My library was vast in its collection of books on practically every subject.  But tonight I wanted something light.  I headed off to a special section where my favorite childhood adventure tales of pirates and sea battles were kept. 

I pulled out an old volume I haven't touched in ages.  As I did, a piece of parchment fell from its pages.  I picked it up expecting it to be just an old loose leaf from the book and was surprised to find it was a letter.  I opened it to reveal a neat feminine script.

Elsa.

I read the letter and I felt myself smile.  I remembered this one.  I received it when I was about 11 years old.  She was 16 then.  It was the reply she sent me after I told her of the adventures I had during my first three-month fishing expedition.  She made a reference to my adventure to a book she read about sailing.  She even made a little joke about it that made me suddenly burst into laughter.  It was still funny even after all these years.

I re-read the letter twice and it brought back memories of the other letters I received from her through the years.  I remembered enjoying them while I was a child.  She was so witty when she wrote.  She always provided comments to my tales that it made me want to write back to her as soon as I can.  She was quite opinionated and I remember arguing with her through letters in just about every subject matter: religion, sciences, politics, history, literature, mathematics.  It was strange how a girl who was locked up in her room for most of her life could write with such versatility. 

It made me suddenly ponder why I rejected her and stopped writing altogether.  It didn’t seem to matter much to me then when I did.  But now that I think about it my reasons were rather petty and childish.

Growing up they say, puts things in perspective.   Becoming King gives you an even wider reach.  When I was in my teens, I went through a phase where I resented everything my father did to me.  I questioned all his decisions, argued against his orders even to the point of negating everything he said just to prove myself right.  One of the sore things between us was the engagement he arranged for me when I was only three years old.  I was at the point that I was reading romances and talking to others about finding true love.  I wanted it too yet here was an engagement I never wanted already in place even before I could learn how to protest.

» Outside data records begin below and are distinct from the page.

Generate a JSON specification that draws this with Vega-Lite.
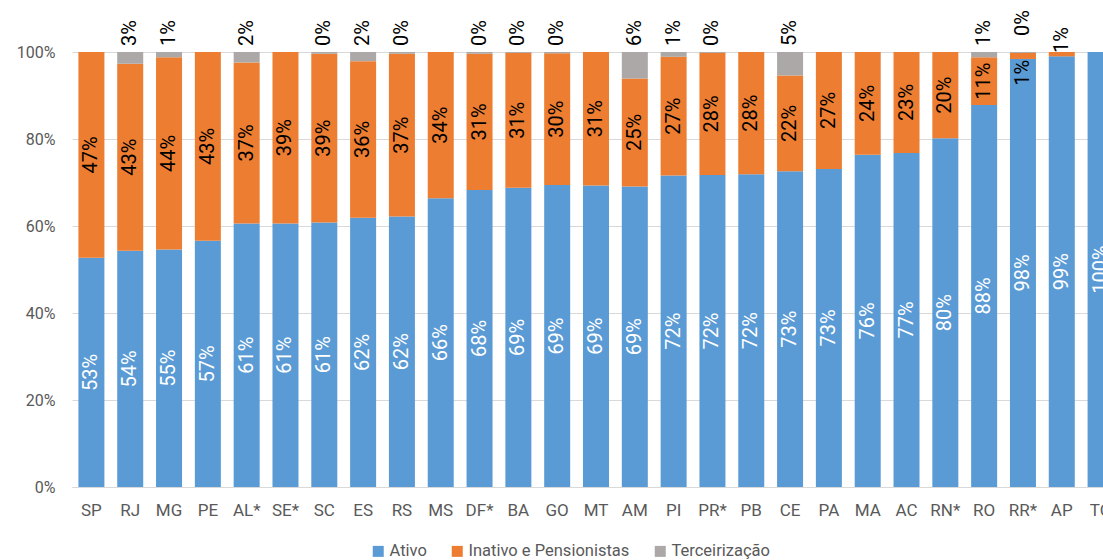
{
  "$schema": "https://vega.github.io/schema/vega-lite/v6.json",
  "width": 1031,
  "height": 435,
  "autosize": {"type": "none"},
  "padding": {"left": 72, "top": 52, "right": 0, "bottom": 73},
  "config": {"view": {"stroke": null}, "font": "Roboto"},
  "data": {"values": [
    {"uf": "SP", "tipo": "Ativo", "valor": 0.527}, {"uf": "SP", "tipo": "Inativo e Pensionistas", "valor": 0.473},
    {"uf": "RJ", "tipo": "Ativo", "valor": 0.543}, {"uf": "RJ", "tipo": "Inativo e Pensionistas", "valor": 0.430}, {"uf": "RJ", "tipo": "Terceirização", "valor": 0.027},
    {"uf": "MG", "tipo": "Ativo", "valor": 0.546}, {"uf": "MG", "tipo": "Inativo e Pensionistas", "valor": 0.442}, {"uf": "MG", "tipo": "Terceirização", "valor": 0.012},
    {"uf": "PE", "tipo": "Ativo", "valor": 0.566}, {"uf": "PE", "tipo": "Inativo e Pensionistas", "valor": 0.434},
    {"uf": "AL*", "tipo": "Ativo", "valor": 0.606}, {"uf": "AL*", "tipo": "Inativo e Pensionistas", "valor": 0.370}, {"uf": "AL*", "tipo": "Terceirização", "valor": 0.024},
    {"uf": "SE*", "tipo": "Ativo", "valor": 0.606}, {"uf": "SE*", "tipo": "Inativo e Pensionistas", "valor": 0.394},
    {"uf": "SC", "tipo": "Ativo", "valor": 0.608}, {"uf": "SC", "tipo": "Inativo e Pensionistas", "valor": 0.388}, {"uf": "SC", "tipo": "Terceirização", "valor": 0.004},
    {"uf": "ES", "tipo": "Ativo", "valor": 0.619}, {"uf": "ES", "tipo": "Inativo e Pensionistas", "valor": 0.360}, {"uf": "ES", "tipo": "Terceirização", "valor": 0.021},
    {"uf": "RS", "tipo": "Ativo", "valor": 0.622}, {"uf": "RS", "tipo": "Inativo e Pensionistas", "valor": 0.374}, {"uf": "RS", "tipo": "Terceirização", "valor": 0.004},
    {"uf": "MS", "tipo": "Ativo", "valor": 0.664}, {"uf": "MS", "tipo": "Inativo e Pensionistas", "valor": 0.336},
    {"uf": "DF*", "tipo": "Ativo", "valor": 0.683}, {"uf": "DF*", "tipo": "Inativo e Pensionistas", "valor": 0.313}, {"uf": "DF*", "tipo": "Terceirização", "valor": 0.004},
    {"uf": "BA", "tipo": "Ativo", "valor": 0.688}, {"uf": "BA", "tipo": "Inativo e Pensionistas", "valor": 0.310}, {"uf": "BA", "tipo": "Terceirização", "valor": 0.002},
    {"uf": "GO", "tipo": "Ativo", "valor": 0.694}, {"uf": "GO", "tipo": "Inativo e Pensionistas", "valor": 0.303}, {"uf": "GO", "tipo": "Terceirização", "valor": 0.003},
    {"uf": "MT", "tipo": "Ativo", "valor": 0.693}, {"uf": "MT", "tipo": "Inativo e Pensionistas", "valor": 0.307},
    {"uf": "AM", "tipo": "Ativo", "valor": 0.691}, {"uf": "AM", "tipo": "Inativo e Pensionistas", "valor": 0.248}, {"uf": "AM", "tipo": "Terceirização", "valor": 0.061},
    {"uf": "PI", "tipo": "Ativo", "valor": 0.716}, {"uf": "PI", "tipo": "Inativo e Pensionistas", "valor": 0.273}, {"uf": "PI", "tipo": "Terceirização", "valor": 0.011},
    {"uf": "PR*", "tipo": "Ativo", "valor": 0.717}, {"uf": "PR*", "tipo": "Inativo e Pensionistas", "valor": 0.281}, {"uf": "PR*", "tipo": "Terceirização", "valor": 0.002},
    {"uf": "PB", "tipo": "Ativo", "valor": 0.719}, {"uf": "PB", "tipo": "Inativo e Pensionistas", "valor": 0.281},
    {"uf": "CE", "tipo": "Ativo", "valor": 0.726}, {"uf": "CE", "tipo": "Inativo e Pensionistas", "valor": 0.220}, {"uf": "CE", "tipo": "Terceirização", "valor": 0.054},
    {"uf": "PA", "tipo": "Ativo", "valor": 0.731}, {"uf": "PA", "tipo": "Inativo e Pensionistas", "valor": 0.269},
    {"uf": "MA", "tipo": "Ativo", "valor": 0.764}, {"uf": "MA", "tipo": "Inativo e Pensionistas", "valor": 0.236},
    {"uf": "AC", "tipo": "Ativo", "valor": 0.768}, {"uf": "AC", "tipo": "Inativo e Pensionistas", "valor": 0.232},
    {"uf": "RN*", "tipo": "Ativo", "valor": 0.802}, {"uf": "RN*", "tipo": "Inativo e Pensionistas", "valor": 0.198},
    {"uf": "RO", "tipo": "Ativo", "valor": 0.878}, {"uf": "RO", "tipo": "Inativo e Pensionistas", "valor": 0.110}, {"uf": "RO", "tipo": "Terceirização", "valor": 0.012},
    {"uf": "RR*", "tipo": "Ativo", "valor": 0.984}, {"uf": "RR*", "tipo": "Inativo e Pensionistas", "valor": 0.014}, {"uf": "RR*", "tipo": "Terceirização", "valor": 0.002},
    {"uf": "AP", "tipo": "Ativo", "valor": 0.990}, {"uf": "AP", "tipo": "Inativo e Pensionistas", "valor": 0.010},
    {"uf": "TO", "tipo": "Ativo", "valor": 1.0}
  ]},
  "transform": [
    {"stack": "valor", "groupby": ["uf"], "sort": [{"field": "tipo", "order": "ascending"}], "as": ["v0", "v1"]},
    {"calculate": "(datum.v0 + datum.v1) / 2", "as": "meio"}
  ],
  "encoding": {
    "x": {
      "field": "uf", "type": "nominal", "sort": null,
      "scale": {"range": [0, 1048], "paddingInner": 0.33, "paddingOuter": 0.165},
      "axis": {"title": null, "labelAngle": 0, "labelFontSize": 17, "labelColor": "#595959", "labelPadding": 15, "ticks": false, "domainColor": "#D9D9D9", "domainWidth": 1}
    }
  },
  "layer": [
    {
      "mark": {"type": "bar"},
      "encoding": {
        "y": {"field": "v0", "type": "quantitative", "scale": {"domain": [0, 1]},
          "axis": {"title": null, "format": ".0%", "values": [0, 0.2, 0.4, 0.6, 0.8, 1], "labelFontSize": 16, "labelColor": "#595959", "labelPadding": 17, "ticks": false, "domain": false, "gridColor": "#D9D9D9", "gridWidth": 1}},
        "y2": {"field": "v1"},
        "color": {
          "field": "tipo", "type": "nominal",
          "scale": {"domain": ["Ativo", "Inativo e Pensionistas", "Terceirização"], "range": ["#5B9BD5", "#ED7D31", "#ABA8A7"]},
          "legend": {"title": null, "orient": "none", "direction": "horizontal", "legendX": 298, "legendY": 491, "symbolType": "square", "symbolSize": 121, "symbolStrokeWidth": 0, "labelFontSize": 16.5, "labelLimit": 400, "labelColor": "#595959", "columnPadding": 22, "labelOffset": 3, "padding": 0}
        }
      }
    },
    {
      "transform": [{"filter": "datum.tipo == 'Ativo'"}],
      "mark": {"type": "text", "angle": -90, "align": "center", "baseline": "middle", "fontSize": 20, "color": "white"},
      "encoding": {"y": {"field": "meio", "type": "quantitative"}, "text": {"field": "valor", "type": "quantitative", "format": ".0%"}}
    },
    {
      "transform": [{"filter": "datum.tipo == 'Inativo e Pensionistas' && datum.valor >= 0.05"}],
      "mark": {"type": "text", "angle": -90, "align": "center", "baseline": "middle", "fontSize": 20, "color": "black"},
      "encoding": {"y": {"field": "meio", "type": "quantitative"}, "text": {"field": "valor", "type": "quantitative", "format": ".0%"}}
    },
    {
      "transform": [{"filter": "datum.tipo == 'Inativo e Pensionistas' && datum.uf == 'RR*'"}],
      "mark": {"type": "text", "angle": -90, "align": "right", "baseline": "middle", "fontSize": 20, "color": "black", "dx": -1},
      "encoding": {"y": {"field": "v0", "type": "quantitative"}, "text": {"field": "valor", "type": "quantitative", "format": ".0%"}}
    },
    {
      "transform": [{"filter": "datum.tipo == 'Inativo e Pensionistas' && datum.uf == 'AP'"}],
      "mark": {"type": "text", "angle": -90, "align": "left", "baseline": "middle", "fontSize": 20, "color": "black", "dx": -1},
      "encoding": {"y": {"field": "v1", "type": "quantitative"}, "text": {"field": "valor", "type": "quantitative", "format": ".0%"}}
    },
    {
      "transform": [{"filter": "datum.tipo == 'Terceirização' && datum.uf != 'RR*'"}],
      "mark": {"type": "text", "angle": -90, "align": "left", "baseline": "middle", "fontSize": 20, "color": "black", "dx": 6},
      "encoding": {"y": {"field": "v1", "type": "quantitative"}, "text": {"field": "valor", "type": "quantitative", "format": ".0%"}}
    },
    {
      "transform": [{"filter": "datum.tipo == 'Terceirização' && datum.uf == 'RR*'"}],
      "mark": {"type": "text", "angle": -90, "align": "left", "baseline": "middle", "fontSize": 20, "color": "black", "dx": 16},
      "encoding": {"y": {"field": "v1", "type": "quantitative"}, "text": {"field": "valor", "type": "quantitative", "format": ".0%"}}
    }
  ]
}
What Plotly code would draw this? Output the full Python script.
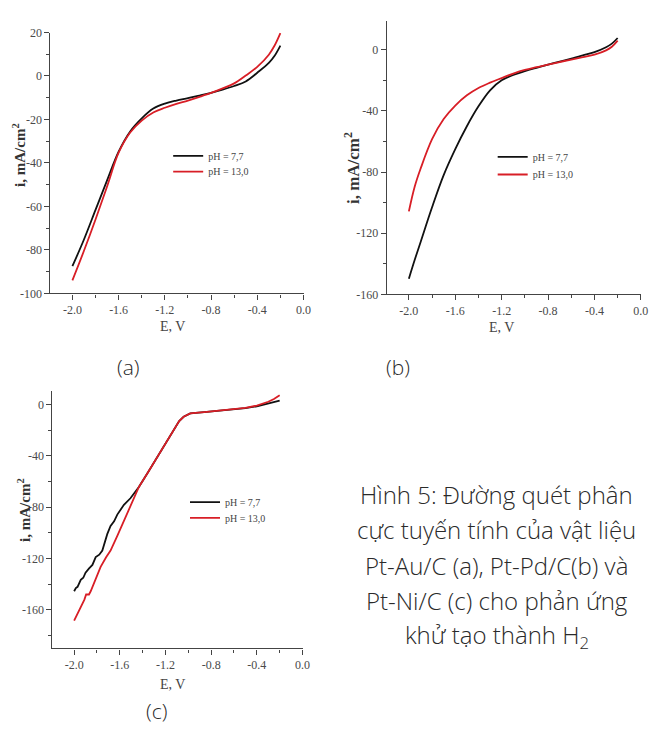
import plotly.graph_objects as go

# ---------------- data ----------------
E_a = [-2.0, -1.9, -1.8, -1.7, -1.6, -1.5, -1.4, -1.3, -1.2, -1.1, -1.0,
       -0.9, -0.8, -0.7, -0.6, -0.5, -0.4, -0.3, -0.25, -0.2]
a_ph77 = [-87.5, -75.2, -61.6, -48, -34.8, -25.5, -19.5, -15, -12.7, -11.3, -10.2,
          -9, -7.8, -6.3, -4.6, -2.5, 1.5, 6, 9.3, 14]
a_ph13 = [-94, -80.4, -66, -50.8, -35.3, -26, -20.5, -16.8, -14.6, -12.8, -11.3,
          -9.6, -7.8, -5.7, -3.4, 0.2, 4.2, 9.8, 14, 19.7]

E_b = [-2.0, -1.95, -1.9, -1.8, -1.7, -1.6, -1.5, -1.4, -1.3, -1.2, -1.1, -1.0,
       -0.9, -0.8, -0.7, -0.6, -0.5, -0.4, -0.3, -0.25, -0.2]
b_ph77 = [-149.7, -137.5, -126, -103, -82, -65, -50, -37, -26.5, -20, -16.5, -14,
          -11.8, -9.7, -7.7, -5.8, -3.7, -1.5, 1.7, 4, 7.7]
b_ph13 = [-105.7, -89.6, -78, -58.5, -45.3, -36.5, -29.8, -25, -21.5, -18.5, -15.6, -13.2,
          -11.4, -9.7, -8, -6.4, -4.8, -3.2, -0.4, 2, 6]

c_E77 = [-2.0, -1.985, -1.97, -1.942, -1.92, -1.9, -1.869, -1.84, -1.811, -1.78,
         -1.753, -1.73, -1.71, -1.681, -1.65, -1.622, -1.59, -1.564, -1.507, -1.47,
         -1.433, -1.35, -1.274, -1.2, -1.128, -1.08, -1.041, -0.983, -0.838, -0.7,
         -0.6, -0.5, -0.4, -0.3, -0.2]
c_ph77 = [-145.5, -143, -142, -136.6, -135, -131, -127.7, -125, -118.9, -117,
          -113.8, -107, -101, -94.7, -91, -85.8, -82, -78.2, -73.1, -69,
          -64.3, -52.5, -41.4, -30.5, -19.8, -13, -9.7, -7.1, -5.8, -4.8,
          -4, -3, -1.5, 0.5, 2.8]
c_E13 = [-2.0, -1.97, -1.942, -1.91, -1.895, -1.87, -1.855, -1.81, -1.768, -1.72,
         -1.681, -1.62, -1.564, -1.5, -1.433, -1.35, -1.274, -1.2, -1.128, -1.08,
         -1.041, -0.983, -0.838, -0.7, -0.6, -0.5, -0.4, -0.3, -0.25, -0.2]
c_ph13 = [-168.4, -163, -157, -152, -148, -148, -145.5, -135, -126.5, -119,
          -113.8, -102, -90.9, -77.5, -64.3, -52.5, -41.4, -30.5, -19.8, -13,
          -9.7, -7.1, -5.8, -4.8, -4, -2.8, -1, 2, 4.2, 7]

x_ticks = [-2.0, -1.6, -1.2, -0.8, -0.4, 0.0]
x_ticktext = ["-2.0", "-1.6", "-1.2", "-0.8", "-0.4", "0.0"]
ya_ticks = [-100, -80, -60, -40, -20, 0, 20]
ya_text = ["-100", "-80", "-60", "-40", "-20", "0", "20"]
yb_ticks = [-160, -120, -80, -40, 0]
yb_text = ["-160", "-120", "-80", "-40", "0"]
yc_ticks = [-160, -120, -80, -40, 0]
yc_text = ["-160", "-120", "-80", "-40", "0"]

labels = ["pH = 7,7", "pH = 13,0"]
colors = ["#111111", "#d81e26"]
x_title = "E, V"
y_title = "<b>i, mA/cm<sup>2</sup></b>"
panel_labels = ["(a)", "(b)", "(c)"]

caption = ["Hình 5: Đường quét phân", "cực tuyến tính của vật liệu",
           "Pt-Au/C (a), Pt-Pd/C(b) và", "Pt-Ni/C (c) cho phản ứng",
           "khử tạo thành H<sub>2</sub>"]

# ---------------- figure ----------------
fig = go.Figure()
W, H = 656, 731

def px(x):
    return x / W

def py(y):
    return 1 - y / H

panels = [
    ("x", "y", ("legend", "legend2"), E_a, a_ph77, E_a, a_ph13, "spline", (170, 154, 170)),
    ("x2", "y2", ("legend3", "legend4"), E_b, b_ph77, E_b, b_ph13, "spline", (498, 155, 173)),
    ("x3", "y3", ("legend5", "legend6"), c_E77, c_ph77, c_E13, c_ph13, "linear", (187, 507, 523)),
]
legfont = dict(family="Liberation Serif", size=10, color="#444444")
leg_layout = {}
for xa, ya, lgs, x1, y1, x2, y2, shape, (lx, lyb, lyr) in panels:
    for xs, ys, name, col, lg, ly in ((x1, y1, labels[0], colors[0], lgs[0], lyb),
                                      (x2, y2, labels[1], colors[1], lgs[1], lyr)):
        fig.add_trace(go.Scatter(x=xs, y=ys, mode="lines", name=name,
                                 line=dict(color=col, width=1.8, shape=shape),
                                 xaxis=xa, yaxis=ya, legend=lg))
        leg_layout[lg] = dict(x=px(lx), y=py(ly - 17), xanchor="left", yanchor="top",
                              font=legfont, bgcolor="rgba(0,0,0,0)", itemwidth=30)

tickfont = dict(family="Liberation Serif", size=12, color="#4a4a4a")

def xax(domain, anchor):
    return dict(domain=domain, anchor=anchor, range=[-2.19, 0.002],
                tickvals=x_ticks, ticktext=x_ticktext, ticks="outside",
                ticklen=5, tickwidth=1, tickcolor="#444",
                minor=dict(dtick=0.2, tick0=0, ticklen=3, ticks="outside", tickcolor="#444"),
                showline=True, linecolor="#444", linewidth=1.2, showgrid=False,
                zeroline=False, tickfont=tickfont)

def yax(domain, anchor, rng, tv, tt, minor_dt):
    return dict(domain=domain, anchor=anchor, range=rng, tickvals=tv, ticktext=tt,
                ticks="outside", ticklen=5, tickwidth=1, tickcolor="#444",
                minor=dict(dtick=minor_dt, tick0=0, ticklen=3, ticks="outside", tickcolor="#444"),
                showline=True, linecolor="#444", linewidth=1.2, showgrid=False,
                zeroline=False, tickfont=tickfont)

fig.update_layout(
    width=W, height=H, margin=dict(l=0, r=0, t=0, b=0),
    paper_bgcolor="white", plot_bgcolor="white",
    xaxis=xax([px(51), px(307)], "y"),
    yaxis=yax([py(292), py(26)], "x", [-100, 20], ya_ticks, ya_text, 10),
    xaxis2=xax([px(391), px(648)], "y2"),
    yaxis2=yax([py(293), py(14)], "x2", [-160, 19], yb_ticks, yb_text, 20),
    xaxis3=xax([px(53), px(306)], "y3"),
    yaxis3=yax([py(654), py(392)], "x3", [-190, 10], yc_ticks, yc_text, 20),
    showlegend=True,
    **leg_layout,
)

# axis titles
titlefont = dict(family="Liberation Serif", size=14, color="#444444")
for xt, yt in ((174, 326), (507, 327), (174, 691)):
    fig.add_annotation(text=x_title, x=px(xt), y=py(yt), xref="paper", yref="paper",
                       showarrow=False, xanchor="center", yanchor="middle", font=titlefont)
for (xt, yt), fs in (((19, 151), 15), ((356, 164), 17), ((24, 513), 15)):
    fig.add_annotation(text=y_title, x=px(xt), y=py(yt), xref="paper", yref="paper",
                       showarrow=False, xanchor="center", yanchor="middle", textangle=-90,
                       font=dict(family="Liberation Serif", size=fs, color="#333333"))

capfont = dict(family="Open Sans", size=24, color="#2a2a2a", weight=300)
for i, line in enumerate(caption):
    fig.add_annotation(text=line, x=px(502), y=py(497 + i * 36), xref="paper", yref="paper",
                       showarrow=False, xanchor="center", yanchor="middle", font=capfont)

labfont = dict(family="Open Sans", size=21, color="#2a2a2a", weight=300)
for lab, x0, y0 in zip(panel_labels, (130, 402, 158), (367, 367, 718)):
    fig.add_annotation(text=lab, x=px(x0), y=py(y0), xref="paper", yref="paper",
                       showarrow=False, xanchor="center", yanchor="middle", font=labfont)

fig.write_html("out.html")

And so I began to rationalize things.  It didn’t matter if Elsa’s letters were interesting.  She was another instrument of my father’s hold on me.   How could I possibly marry this girl that wasn’t my choice in the first place?  Besides, she admitted she never went out of her rooms.  Maybe she was a cripple? Or had a disease?  Why would I want someone like that to share my life with?

So when the truth came out that she was in fact possessed of ice powers, it gave me the right amount of ammunition against my father.  “See? You engaged me to an ice witch!” I told him.   

I nursed the bitterness with my father but it was Elsa that I struck.   I accused her of being dishonest to me on her true condition.  A month after my father’s death, I sent her the coldest letter in just three lines:

I am sorry but I cannot imagine spending my life with you.  As the new King of Tastris, I am revoking the arrangement my father made with yours.  I shall not write again.

She never wrote after that again either. 

But now as I held her letter in my hands, I felt a surge of shame and regret that I threw away our friendship over my misplaced anger at my father, whose efforts then I appreciate and understand now that I am in his shoes.

I wonder how Elsa is doing now.  I know she is still unmarried and rules her kingdom with her sister.  I heard rumors that she has an icy heart and that no man can ever win her.   It was just as well that I broke it off with her when I did.  Still, our friendship could have survived if it wasn’t for my own pigheadedness.    But it’s too late now.  Her nation is caught in a war with Weselton.  I prayed that she would survive it.  And maybe then I can at least write to ask for her forgiveness.

Of course, she might just freeze my letter as soon as she finds out it came from me.